Consumer Protection Can Lead to Moral Hazard

Consumer Protection Can Lead to Moral Hazard

Barack Obama proclaimed March 7th-March 13th to be the National Consumer Protection Week. Supporting the creation of an independent Consumer Financial Protection Agency, Obama said:

“[…] our Government must do more to stand up for consumers. From excessive bank account overdraft fees to abusive mortgage lending practices, our broken financial system produces profits at the expense of American families.”

Do we really need the government to “do more” considering that it plans to do more of what helped create the current financial crisis?

Mark Calabria of the Cato Institute believes that “as designed, it [i.e. the Consumer Protection Agency] would increase the likelihood of future crises rather than reduce them.” Arguing that the intention is to expand government reach over non-banks financial products, Calabria calls for a repeal of government efforts to push risky lending and easy credit.

At a recent Loyola Economics Club meeting, Dr. George Selgin pointed out that we spend considerable time deciding which technology to buy, but when it comes to choosing a bank for our savings we often look only at the interest rate. As uninformed depositors, consumers unwittingly contributed to the current financial crisis.

Consumer indifference in the area of banks is encouraged by the overly protective safety net of insured deposits guaranteed by the government. As editor of RealClearMarkets John Tammy explains, “because our savings are over-insured, we don’t stop to consider the activities or the health of the institutions we bank with.”

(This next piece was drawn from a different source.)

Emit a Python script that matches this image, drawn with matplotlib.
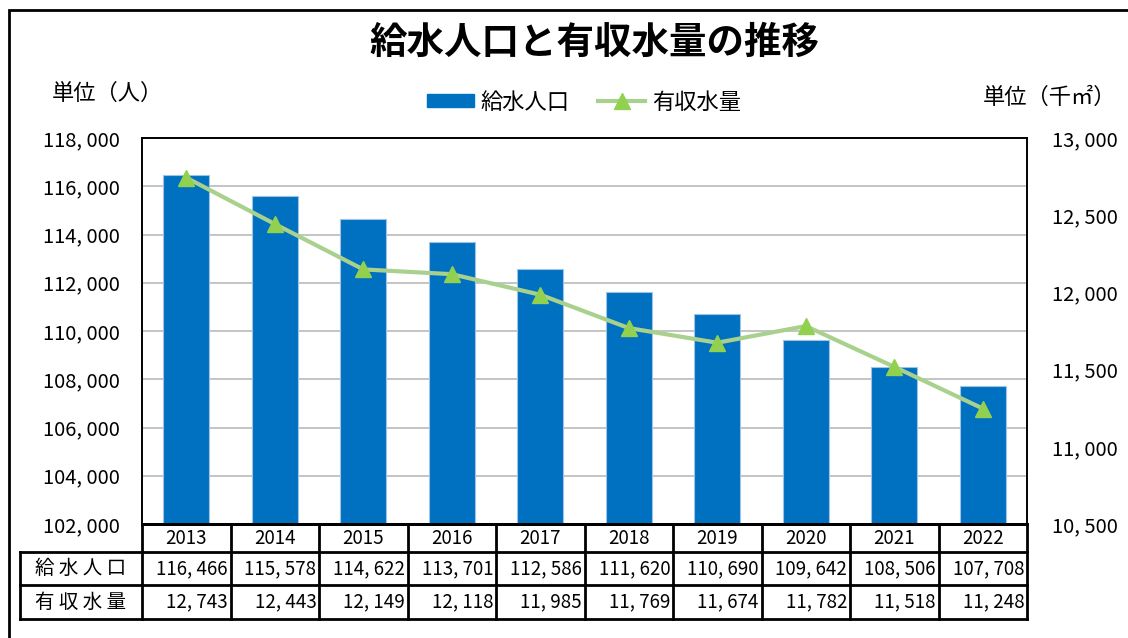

Tammy believes that if the FDIC were to be abolished, the private sector would have the incentive to step in and insure deposits; a private form of insurer would emerge. It is likely that markets would provide greater and more effective oversight of the activities of insured banks, leading to more careful investing from consumers. Tammy continues:

“If savers were faced with the possibility of losing their savings altogether, it’s near certain that just as they diversify their stock holdings as a form of wealth protection, so would they diversify their bank deposits.”

The over-insured depositor is a moral hazard to our economy. The current administration has to realize that consumer protection does not necessarily improve the US financial system. It is time to revisit the federal deposit insurance program and introduce reforms that will allow free markets to incentivize responsible behavior.